We’ve dealt with mice ever since we moved to this farm a few years back. Mice are a bit inconvinent, but not a huge deal. Store bags of feed in 55 gallon barrels (steel or plastic) set out a few multi-catch traps and you’re pretty much in the clear.
If only it would stay that way….
But it seems inevitable that where there is animal feed and water, there will eventually be rats. And sure enough, this winter the little scaly-tailed buggers made their way to our humble farm.
Now rats are a good bit harder to deal with than their smaller brethren. They’re mostly nocturnal, they’re mostly subterranean and they’re an order of magnitude more cautious than a mouse.
All this means that they’re difficult to trap, shoot and exclude. Trust us, we’ve tried.
Furthermore, they seem to do a pretty good job of evading our barn cats and other natural predators.
It seems that the go-to solution to a rat problem is poison. But as I’ve elucidated before, poison is not something I’m entirely keen on. When you’ve got a farm full of pigs, dogs, cats and birds you’ve got to be pretty concerned about secondary poisoning. All the commonly available first generation rodenticides I’ve seen carry a “moderate” to “high” risk of secondary poisoning for birds and mammals.
Even the “safest” second-generation rodenticide Bromethalin is making scientists skeptical of it’s safety. It was beginning to look like that option was off the table too.
Thanks to the always-informative Michelle Canfield, I finally heard about a rodenticide that sounded like what I’ve been looking for. Of course no stores in our area stock the stuff, but I was able to track it down on Amazon.
This stuff, Cholcalciferol (brand name: Agrid3 or Terad3) is a bait with high levels of Vitamin D3. Rodents apparently have a very low tolerance for Vitamin D (on the order of 40mg/kg) so if they eat enough of this feed (11.5 grams of the stuff, just over 1/3rd of a block) they’ll die of a Vitamin D overdose in a couple of days.

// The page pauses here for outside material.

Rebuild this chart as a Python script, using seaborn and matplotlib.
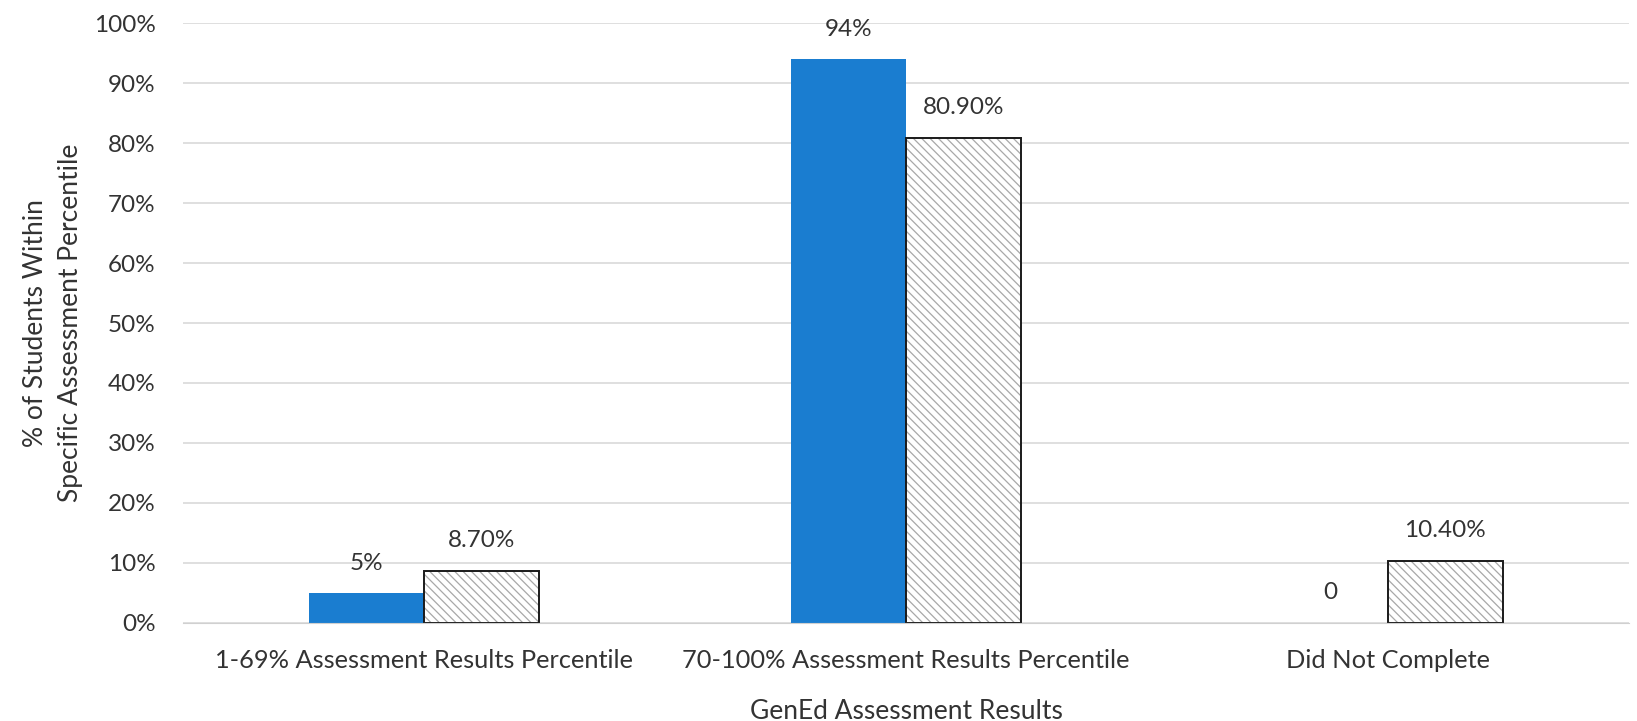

There are studies showing that the danger of secondary poisoning is negligible to non-existant in dogs[PDF], cats[PDF] and birds[PDF]. It even seems to be what the Owl & Raptor[PDF] and Organic folks are recommending.
Safe as it may purport to be, our new “organic” rat poison is locked up in tamper-resistant bait stations. The ever-cautious rats haven’t taken the bait yet, but we’re eager to see how it works out in the next couple of days.